***** Exercise input *****

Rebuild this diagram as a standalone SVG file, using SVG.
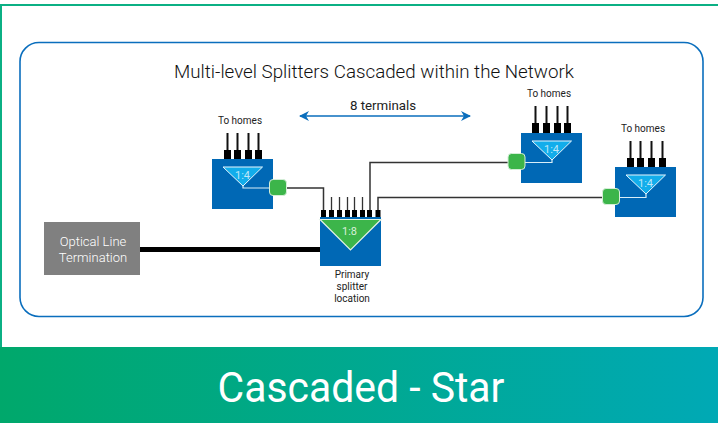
<svg xmlns="http://www.w3.org/2000/svg" width="718" height="423" viewBox="0 0 718 423">
<defs>
<linearGradient id="g" x1="0" x2="1" y1="0" y2="0"><stop offset="0" stop-color="#00a86b"/><stop offset="1" stop-color="#00a9b5"/></linearGradient>
<marker id="a" markerWidth="10" markerHeight="10" refX="9" refY="5" orient="auto-start-reverse" markerUnits="userSpaceOnUse"><path d="M0 0L10 5L0 10L3 5Z" fill="#0a6ebd"/></marker>
<g id="port"><rect x="-3.500" y="0" width="7" height="10" fill="#000"/><path d="M0 -17V0" stroke="#111" stroke-width="2"/></g>
<g id="pport"><rect x="-2.500" y="0" width="5" height="7" fill="#000"/><path d="M0 -13V0" stroke="#333" stroke-width="1.300"/></g>
<g id="small">
<rect x="0" y="0" width="61" height="50" fill="#0068b5"/>
<path d="M11 8H50.500L31 27Z" fill="#12adeb" stroke="#e8f6fd" stroke-width="1"/>
<text x="30.500" y="19.500" class="ratio" fill="#bfe6f7">1:4</text>
</g>
<rect id="badge" x="-8.500" y="-8" width="17" height="16" rx="3.500" fill="#3cb54a" stroke="#d5eed8" stroke-width="1"/>
</defs>
<style>
text{font-family:"Roboto","Liberation Sans",sans-serif;text-anchor:middle}
.ratio{font-size:11px}
.lbl{font-size:10px;fill:#222}
.wire{fill:none;stroke:#333;stroke-width:1.500}
.tap{fill:none;stroke:#d8eef8;stroke-width:1.200}
</style>
<rect width="718" height="423" fill="#fff"/>
<path d="M1 423V5H718" fill="none" stroke="#0bb084" stroke-width="2"/>
<rect x="20" y="42.500" width="683" height="274" rx="19" fill="#fff" stroke="#0a6ebd" stroke-width="1.600"/>
<rect id="footer" x="0" y="347" width="718" height="76" fill="url(#g)"/>
<text x="361" y="402" font-size="42" fill="#fff" textLength="287" lengthAdjust="spacingAndGlyphs">Cascaded - Star</text>
<text x="374" y="78" font-size="18" font-weight="300" fill="#111" textLength="400" lengthAdjust="spacingAndGlyphs">Multi-level Splitters Cascaded within the Network</text>
<g id="connectors">
<path d="M140 249.500H320" fill="none" stroke="#000" stroke-width="5"/>
<path class="wire" d="M287 188H323.500V210"/>
<path class="wire" d="M508 162.500H370V210"/>
<path class="wire" d="M603 197.500H378V210"/>
<path d="M300 116H470" fill="none" stroke="#0a6ebd" stroke-width="1.500" marker-start="url(#a)" marker-end="url(#a)"/>
</g>
<text x="383" y="110" font-size="13.300" fill="#222">8 terminals</text>
<g id="olt"><rect x="44" y="222" width="96" height="53" fill="#808080"/>
<text x="93" y="246" font-size="13" font-weight="300" fill="#fff">Optical Line</text><text x="93" y="262" font-size="13" font-weight="300" fill="#fff">Termination</text></g>
<g id="primary">
<use href="#pport" x="331.500" y="210"/><use href="#pport" x="339.500" y="210"/><use href="#pport" x="347.500" y="210"/><use href="#pport" x="354.500" y="210"/><use href="#pport" x="362.500" y="210"/>
<rect x="321" y="210" width="5" height="7" fill="#000"/><rect x="367" y="210" width="5" height="7" fill="#000"/><rect x="375.500" y="210" width="5" height="7" fill="#000"/>
<rect x="320" y="217" width="61" height="49" fill="#0068b5"/>
<path d="M320 219.500H381L350.500 250Z" fill="#3cb54a" stroke="#e3f3e5" stroke-width="1.200"/>
<text x="349.500" y="235" class="ratio" fill="#d8f0da">1:8</text>
<text x="352" y="278" class="lbl">Primary</text><text x="352" y="290" class="lbl">splitter</text><text x="352" y="302" class="lbl">location</text>
</g>
<g id="left">
<use href="#port" x="227.500" y="150"/><use href="#port" x="237.500" y="150"/><use href="#port" x="248.500" y="150"/><use href="#port" x="258.500" y="150"/>
<use href="#small" x="212" y="159"/><path class="tap" d="M243 186V188H270"/><use href="#badge" x="278" y="187.500"/>
<text x="240" y="124" class="lbl">To homes</text>
</g>
<g id="middle">
<use href="#port" x="535.500" y="123"/><use href="#port" x="546.500" y="123"/><use href="#port" x="557.500" y="123"/><use href="#port" x="567.500" y="123"/>
<use href="#small" x="521" y="133"/><path class="tap" d="M552 160V162.500H525"/><use href="#badge" x="516.500" y="161.500"/>
<text x="549" y="97" class="lbl">To homes</text>
</g>
<g id="right">
<use href="#port" x="630.500" y="158"/><use href="#port" x="640.500" y="158"/><use href="#port" x="651.500" y="158"/><use href="#port" x="662.500" y="158"/>
<use href="#small" x="615" y="167"/><path class="tap" d="M646 194V197.500H619"/><use href="#badge" x="611" y="196.500"/>
<text x="643" y="132" class="lbl">To homes</text>
</g>
</svg>
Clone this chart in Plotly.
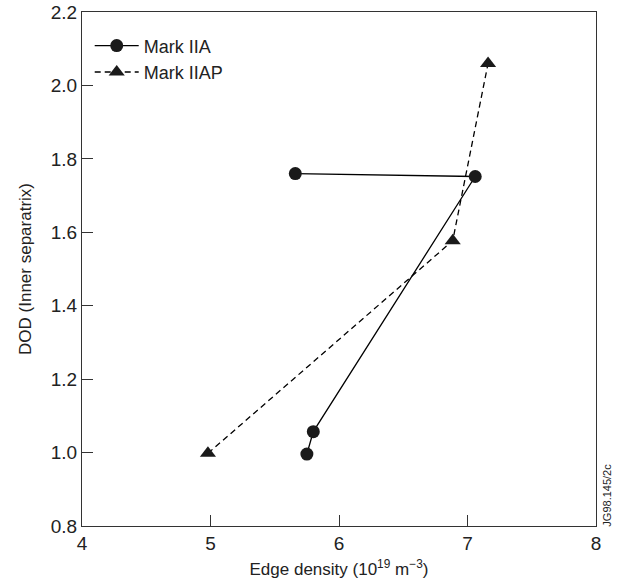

*****

[Aim of the exercise]
Repeat the records word for word. Any picture in them should be left out.

[Written solution]
Rebuild this diagram as a standalone SVG file, using SVG.
<svg xmlns="http://www.w3.org/2000/svg" width="718" height="423" viewBox="0 0 718 423">
<defs>
<linearGradient id="g" x1="0" x2="1" y1="0" y2="0"><stop offset="0" stop-color="#00a86b"/><stop offset="1" stop-color="#00a9b5"/></linearGradient>
<marker id="a" markerWidth="10" markerHeight="10" refX="9" refY="5" orient="auto-start-reverse" markerUnits="userSpaceOnUse"><path d="M0 0L10 5L0 10L3 5Z" fill="#0a6ebd"/></marker>
<g id="port"><rect x="-3.500" y="0" width="7" height="10" fill="#000"/><path d="M0 -17V0" stroke="#111" stroke-width="2"/></g>
<g id="pport"><rect x="-2.500" y="0" width="5" height="7" fill="#000"/><path d="M0 -13V0" stroke="#333" stroke-width="1.300"/></g>
<g id="small">
<rect x="0" y="0" width="61" height="50" fill="#0068b5"/>
<path d="M11 8H50.500L31 27Z" fill="#12adeb" stroke="#e8f6fd" stroke-width="1"/>
<text x="30.500" y="19.500" class="ratio" fill="#bfe6f7">1:4</text>
</g>
<rect id="badge" x="-8.500" y="-8" width="17" height="16" rx="3.500" fill="#3cb54a" stroke="#d5eed8" stroke-width="1"/>
</defs>
<style>
text{font-family:"Roboto","Liberation Sans",sans-serif;text-anchor:middle}
.ratio{font-size:11px}
.lbl{font-size:10px;fill:#222}
.wire{fill:none;stroke:#333;stroke-width:1.500}
.tap{fill:none;stroke:#d8eef8;stroke-width:1.200}
</style>
<rect width="718" height="423" fill="#fff"/>
<path d="M1 423V5H718" fill="none" stroke="#0bb084" stroke-width="2"/>
<rect x="20" y="42.500" width="683" height="274" rx="19" fill="#fff" stroke="#0a6ebd" stroke-width="1.600"/>
<rect id="footer" x="0" y="347" width="718" height="76" fill="url(#g)"/>
<text x="361" y="402" font-size="42" fill="#fff" textLength="287" lengthAdjust="spacingAndGlyphs">Cascaded - Star</text>
<text x="374" y="78" font-size="18" font-weight="300" fill="#111" textLength="400" lengthAdjust="spacingAndGlyphs">Multi-level Splitters Cascaded within the Network</text>
<g id="connectors">
<path d="M140 249.500H320" fill="none" stroke="#000" stroke-width="5"/>
<path class="wire" d="M287 188H323.500V210"/>
<path class="wire" d="M508 162.500H370V210"/>
<path class="wire" d="M603 197.500H378V210"/>
<path d="M300 116H470" fill="none" stroke="#0a6ebd" stroke-width="1.500" marker-start="url(#a)" marker-end="url(#a)"/>
</g>
<text x="383" y="110" font-size="13.300" fill="#222">8 terminals</text>
<g id="olt"><rect x="44" y="222" width="96" height="53" fill="#808080"/>
<text x="93" y="246" font-size="13" font-weight="300" fill="#fff">Optical Line</text><text x="93" y="262" font-size="13" font-weight="300" fill="#fff">Termination</text></g>
<g id="primary">
<use href="#pport" x="331.500" y="210"/><use href="#pport" x="339.500" y="210"/><use href="#pport" x="347.500" y="210"/><use href="#pport" x="354.500" y="210"/><use href="#pport" x="362.500" y="210"/>
<rect x="321" y="210" width="5" height="7" fill="#000"/><rect x="367" y="210" width="5" height="7" fill="#000"/><rect x="375.500" y="210" width="5" height="7" fill="#000"/>
<rect x="320" y="217" width="61" height="49" fill="#0068b5"/>
<path d="M320 219.500H381L350.500 250Z" fill="#3cb54a" stroke="#e3f3e5" stroke-width="1.200"/>
<text x="349.500" y="235" class="ratio" fill="#d8f0da">1:8</text>
<text x="352" y="278" class="lbl">Primary</text><text x="352" y="290" class="lbl">splitter</text><text x="352" y="302" class="lbl">location</text>
</g>
<g id="left">
<use href="#port" x="227.500" y="150"/><use href="#port" x="237.500" y="150"/><use href="#port" x="248.500" y="150"/><use href="#port" x="258.500" y="150"/>
<use href="#small" x="212" y="159"/><path class="tap" d="M243 186V188H270"/><use href="#badge" x="278" y="187.500"/>
<text x="240" y="124" class="lbl">To homes</text>
</g>
<g id="middle">
<use href="#port" x="535.500" y="123"/><use href="#port" x="546.500" y="123"/><use href="#port" x="557.500" y="123"/><use href="#port" x="567.500" y="123"/>
<use href="#small" x="521" y="133"/><path class="tap" d="M552 160V162.500H525"/><use href="#badge" x="516.500" y="161.500"/>
<text x="549" y="97" class="lbl">To homes</text>
</g>
<g id="right">
<use href="#port" x="630.500" y="158"/><use href="#port" x="640.500" y="158"/><use href="#port" x="651.500" y="158"/><use href="#port" x="662.500" y="158"/>
<use href="#small" x="615" y="167"/><path class="tap" d="M646 194V197.500H619"/><use href="#badge" x="611" y="196.500"/>
<text x="643" y="132" class="lbl">To homes</text>
</g>
</svg>
Clone this chart in Plotly.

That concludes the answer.